Flores, flores, flores

Caminar por Las Ramblas, ahora, es otra cosa. Ya no tropiezas con los camareros (a la vez que culturistas) que esquivan coches con la bandeja llena de cervezas de litro en la mano, para llegar al turista sentado en la mesa en el medio del paseo. Los carteles con las diversas paellas precocinadas (incluyendo la que lleva frankfurt) se amontonan en algún almacén o en el lavabo. Los carteristas ya no pueden camuflarse entre los paseantes. Las estatuas humanas quién sabe dónde están.

 

Caminar por Las Ramblas ahora me causa “nostalgia ajena”, que sería una variante, agradable, de la “vergüenza ajena”. La nostalgia ajena es una nostalgia por poderes. Nostalgia de lo que no has experimentado. Me hubiese gustado vivir ese tiempo en que comprar flores era de lo más normal. A principios del siglo XX, cuando las mujeres y los hombres se prendían un ramillete en la ropa, como si fuera una joya. La era de canciones como Nardos  (“No cuestan dinero y esto es lo primero para convencer”) o La violetera  (“cómpreme usted este ramito, pa lucirlo en el ojal” ). Me gustan los puestos de las floristas, tan pequeños y recogidos, llenos de flores de colores furiosos. Me gusta, cuando me invitan a cenar a una casa, obsequiar con un ramo de flores. Me encanta ver cómo la florista lo prepara, igual que me encanta, cuando voy a la papelería a comprar cuadernos, ver cómo los envuelven los dependientes, con esa maestría y costumbre.

Hay dos escritoras, muy diferentes entre sí, que me gustan mucho: Mercè Rodoreda y Dorothy Parker. Ambas tienen algo en común: comparten un gusto por las flores que siempre está presente en sus páginas. De Dorothy Parker siempre recuerdo el cuento Un permiso fantástico (Pedro Almodóvar, digamos, le “rindió un homenaje” en  La flor de mi secreto). La mujer espera al hombre, que está en la guerra y vendrá de permiso. A pesar de la escasez de comida, la mujer compra flores para decorar la casa. Este gesto que hace, lleno de culpa, es lo que me enamora. A ella le parece más importante que haya flores frescas en el apartamento que comida. Porque sus flores son belleza. Porque su belleza es la civilidad.

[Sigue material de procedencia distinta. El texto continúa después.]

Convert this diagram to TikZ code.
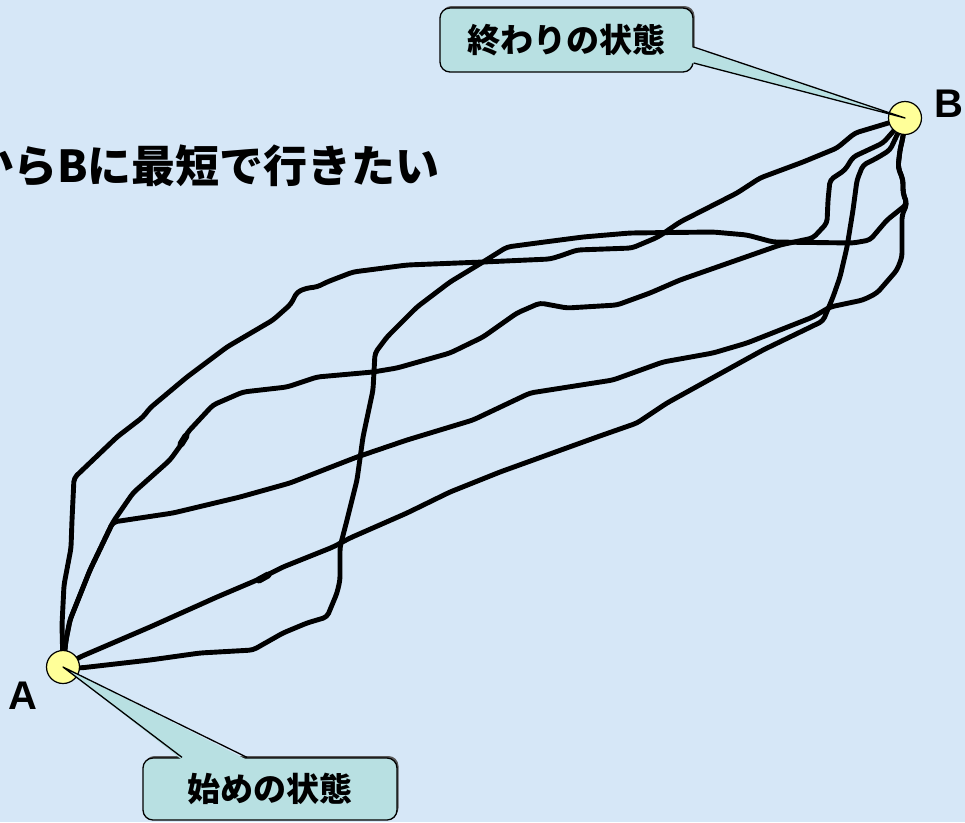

Woody Allen vino a Barcelona para rodar esa película donde los personajes vivían en La Pedrera y los pintores, cuando salían a tomar algo en Els Quatre Gats, seguían llevando puesta la camiseta manchada de pintura. Lo primero que hizo, para la escena en Las Ramblas, fue pedir a los atrezzistas que la vaciaran de turistas y llenaran las floristerías de flores. De muchas más flores. Siempre perdono a los conductores que se detienen en doble fila para comprar en las floristerías de la calle Valencia. Cuando voy al Mercat de les Flors, en el teatro, siempre pienso en este nombre, que nos indica el uso primigenio del espacio. No sé si la edulcorada película Notting Hill (hay quien pronuncia “Nothing Hill”, como si se tratase de La Colina de la Nada) también estaba llena de flores. Dicen que la Covid quita el sentido del olfato. Cuando todo esto acabe, tenemos que volver, disciplinados y muy alegres, a oler flores.